NINA MOINI: Yeah, so many people involved too, in this case. So much testimony, Matt.
MATT SEPIC: 70 defendants. Yep.
NINA MOINI: Yeah. But I know a lot of other people have been paying attention, lawmakers, government officials, to try to really study this case to see how these programs are so vulnerable to fraud.
MATT SEPIC: Yeah. I mean, these programs really go back to the late 1960s, the Great Society era of president Lyndon Johnson. And they were set up as typical government programs to reimburse child care centers and non-profits for feeding kids when they're not in school. So you think after school programs and summertime food programs. You go to a boys and girls club or a YMCA, you could get something to eat. They're geared toward children from low income families.
And the organizations submit claims for reimbursement, usually through a state agency. In Minnesota, that's the Minnesota Department of Education. Ultimately, the money comes from you and me, from taxpayers, via the US Department of Agriculture. Fraud hadn't really historically been a huge problem because it's really kind of a low dollar sort of program.
But when COVID hit, the USDA started waiving rules because all of those after school programs were closed. And one of those waivers, Nina, let restaurants participate. And that really opened the door to this scam, as prosecutors have been saying for the last three years. And you might recall, back in June, Minnesota's legislative auditor, Judy Randall, issued a really scathing report about MDE's oversight.

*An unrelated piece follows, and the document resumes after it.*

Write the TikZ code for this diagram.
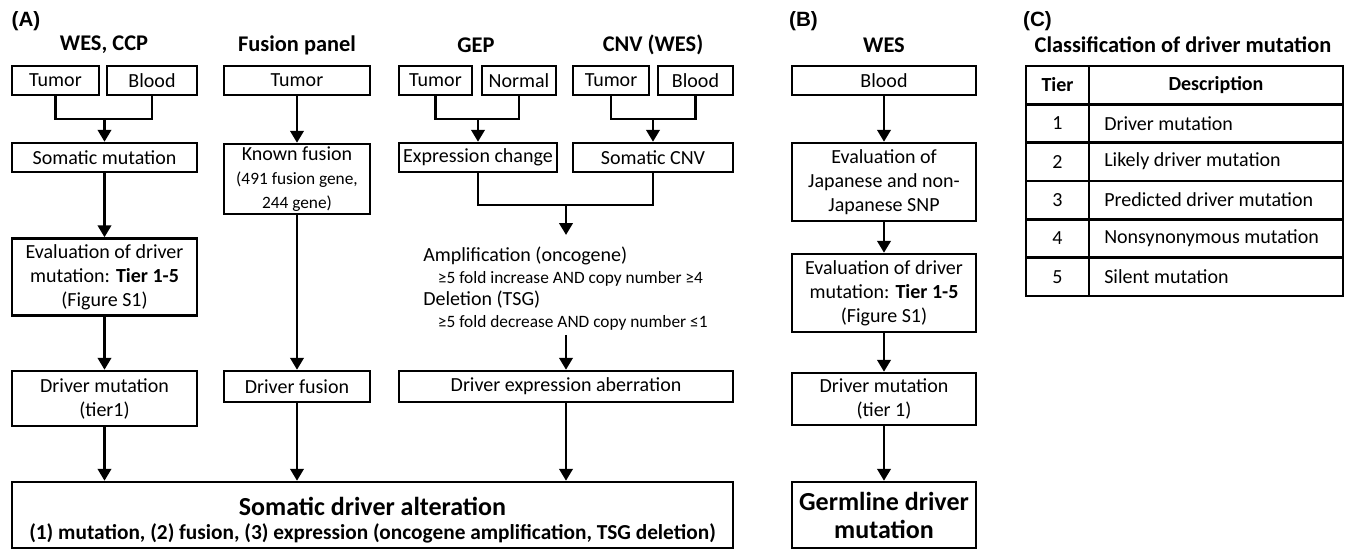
\documentclass[tikz,border=0pt]{standalone}
\usepackage{fontspec}
\setmainfont{Carlito}
\newfontfamily\panelfont{Liberation Sans}
\usetikzlibrary{arrows.meta}

\tikzset{
  box/.style={draw,line width=1.8pt,align=center,inner sep=1pt,font=\fontsize{15}{18}\selectfont},
  ttl/.style={font=\bfseries\fontsize{16.8}{19}\selectfont},
  lbl/.style={font=\panelfont\bfseries\fontsize{15.5}{18}\selectfont},
  cell/.style={font=\fontsize{15}{18}\selectfont,inner sep=0pt},
  lnk/.style={line width=2.2pt},
  arr/.style={line width=2.2pt,-{Triangle[width=10pt,length=9pt]}}
}

\begin{document}
\begin{tikzpicture}[x=0.75pt,y=-0.75pt]
  \useasboundingbox (0,0) rectangle (1346,550);

  % (A)
  \node[lbl] (pA) at (26,21) {(A)};
  \node[ttl] (hWC) at (104,45) {WES, CCP};
  \node[ttl] (hFP) at (297,45) {Fusion panel};
  \node[ttl] (hGEP) at (476,45) {GEP};
  \node[ttl] (hCNV) at (653,45) {CNV (WES)};

  \node[box,minimum width=65.25pt,minimum height=21.75pt] (tumA) at (55.5,80.5) {Tumor};
  \node[box,minimum width=67.5pt,minimum height=21.75pt] (bldA) at (152,80.5) {Blood};
  \node[box,minimum width=138.75pt,minimum height=21.75pt] (somA) at (104.5,157.5) {Somatic mutation};
  \node[box,minimum width=138.75pt,minimum height=57.75pt] (evalA) at (104.5,277) {Evaluation of driver\\mutation: \textbf{Tier 1-5}\\(Figure S1)};
  \node[box,minimum width=138.75pt,minimum height=41.25pt] (drvA) at (104.5,398.5) {Driver mutation\\(tier1)};

  \node[box,minimum width=109.5pt,minimum height=21.75pt] (tumF) at (297,80.5) {Tumor};
  \node[box,minimum width=109.5pt,minimum height=52.5pt] (knF) at (297,179) {Known fusion\\{\fontsize{13}{15}\selectfont(491 fusion gene,}\\{\fontsize{13}{15}\selectfont 244 gene)}};
  \node[box,minimum width=109.5pt,minimum height=23.25pt] (drvF) at (297,386.5) {Driver fusion};

  \node[box,minimum width=54.75pt,minimum height=21.75pt] (tumG) at (435.5,80.5) {Tumor};
  \node[box,minimum width=55.5pt,minimum height=21.75pt] (nrmG) at (519,80.5) {Normal};
  \node[box,minimum width=57pt,minimum height=21.75pt] (tumC) at (611,80.5) {Tumor};
  \node[box,minimum width=56.25pt,minimum height=21.75pt] (bldC) at (695.5,80.5) {Blood};
  \node[box,minimum width=118.5pt,minimum height=21.75pt] (expG) at (478,157.5) {Expression change};
  \node[box,minimum width=120pt,minimum height=21.75pt] (cnvC) at (653,157.5) {Somatic CNV};
  \node[align=left,inner sep=0pt,anchor=north west,font=\fontsize{15}{16.5}\selectfont] (crit) at (423,247)
    {Amplification (oncogene)\\
     \hspace*{11pt}{\fontsize{13}{16.5}\selectfont ≥5 fold increase AND copy number ≥4}\\
     Deletion (TSG)\\
     \hspace*{11pt}{\fontsize{13}{16.5}\selectfont ≥5 fold decrease AND copy number ≤1}};
  \node[box,minimum width=250.5pt,minimum height=23.25pt] (drvE) at (566,386.5) {Driver expression aberration};

  \node[box,minimum width=540.75pt,minimum height=49.5pt,inner sep=0pt] (somDA) at (372.5,515) {{\bfseries\fontsize{19.5}{20}\selectfont\rule{0pt}{22pt}Somatic driver alteration}\\
    {\bfseries\fontsize{16}{20}\selectfont (1) mutation, (2) fusion, (3) expression (oncogene amplification, TSG deletion)}};

  \coordinate (jA) at (104.5,119);
  \coordinate (jG) at (478,119);
  \coordinate (jC) at (653,119);
  \coordinate (jE) at (566,205);

  \draw[lnk] (tumA.south) |- (jA) -| (bldA.south);
  \draw[arr] (jA) -- (somA.north);
  \draw[arr] (somA) -- (evalA);
  \draw[arr] (evalA) -- (drvA);
  \draw[arr] (drvA.south) -- (drvA.south |- somDA.north);

  \draw[arr] (tumF) -- (knF);
  \draw[arr] (knF) -- (drvF);
  \draw[arr] (drvF.south) -- (drvF.south |- somDA.north);

  \draw[lnk] (tumG.south) |- (jG) -| (nrmG.south);
  \draw[arr] (jG) -- (expG.north);
  \draw[lnk] (tumC.south) |- (jC) -| (bldC.south);
  \draw[arr] (jC) -- (cnvC.north);
  \draw[lnk] (expG.south) |- (jE) -| (cnvC.south);
  \draw[arr] (jE) -- ([yshift=9pt]jE |- crit.north);
  \draw[arr] ([yshift=-3pt]crit.south -| drvE.north) -- (drvE.north);
  \draw[arr] (drvE.south) -- (drvE.south |- somDA.north);

  % (B)
  \node[lbl] (pB) at (803.5,21) {(B)};
  \node[ttl] (hW) at (884,45) {WES};
  \node[box,minimum width=138pt,minimum height=21.75pt] (bldB) at (884,80.5) {Blood};
  \node[box,minimum width=138pt,minimum height=58.5pt] (snpB) at (884,182) {Evaluation of\\Japanese and non-\\Japanese SNP};
  \node[box,minimum width=138pt,minimum height=58.5pt] (evalB) at (884,293) {Evaluation of driver\\mutation: \textbf{Tier 1-5}\\(Figure S1)};
  \node[box,minimum width=138pt,minimum height=39pt] (drvB) at (884,399) {Driver mutation\\(tier 1)};
  \node[box,minimum width=138pt,minimum height=49.5pt,font=\bfseries\fontsize{19.5}{21}\selectfont] (germB) at (884,515) {Germline driver\\mutation};
  \draw[arr] (bldB) -- (snpB);
  \draw[arr] (snpB) -- (evalB);
  \draw[arr] (evalB) -- (drvB);
  \draw[arr] (drvB) -- (germB);

  % (C)
  \node[lbl] (pC) at (1037.5,21) {(C)};
  \node[ttl] (hCl) at (1183,45) {Classification of driver mutation};
  \draw[line width=1.8pt] (1026,66) rectangle (1343,296);
  \draw[line width=1.8pt] (1089,66) -- (1089,296);
  \foreach \r in {1,...,5}{\draw[line width=1.8pt] (1026,66+\r*38.33) -- (1343,66+\r*38.33);}
  \node[cell,font=\bfseries\fontsize{15}{18}\selectfont] (tH) at (1057.5,85) {Tier};
  \node[cell,font=\bfseries\fontsize{15}{18}\selectfont] (dH) at (1216,85) {Description};
  \foreach \i/\d in {1/Driver mutation,2/Likely driver mutation,3/Predicted driver mutation,4/Nonsynonymous mutation,5/Silent mutation}{
    \node[cell] (t\i) at (1057.5,85+\i*38.33) {\i};
    \node[cell,anchor=west] (d\i) at (1104,85+\i*38.33) {\d};}
\end{tikzpicture}
\end{document}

She said they failed to address limits to their authority years before the pandemic, and really approved Feeding Our Future's meals site applications despite ongoing concerns about fraud. And their only administrative review of Feeding Our Future found some pretty serious problems, even before the pandemic, but the agency never followed up.
NINA MOINI: And Matt, before I let you go, you know, taxpayers obviously don't like to hear that their dollars were being wasted with fraud. Who's weighing in at the state level? What have we heard from Governor Walz?
MATT SEPIC: Well, he spoke with Dana Ferguson and other reporters yesterday, one of our Capitol reporters, and gave his reaction and just a few minutes after the verdicts came back here in Minneapolis. And here's what Governor Walz had to say.
TIM WALZ: These are people that stole from us. We're trying to recoup as much as we can. And I think it sparked a needed conversation, bipartisanly, of how do we try and prevent these things. But I remind people on this, no one in state government was involved in any crime. We just need to make sure that we put up more firewalls, more security, more ability to make sure that these criminals aren't able to prey on this.
MATT SEPIC: And, Nina, lawmakers are debating various proposals at the Minnesota Capitol to add more safeguards against fraud in this and other programs.
NINA MOINI: Matt Sepic, thank you so much for your work. Really appreciate it.
MATT SEPIC: You're welcome.
NINA MOINI: Matt Sepic is a correspondent for MPR News.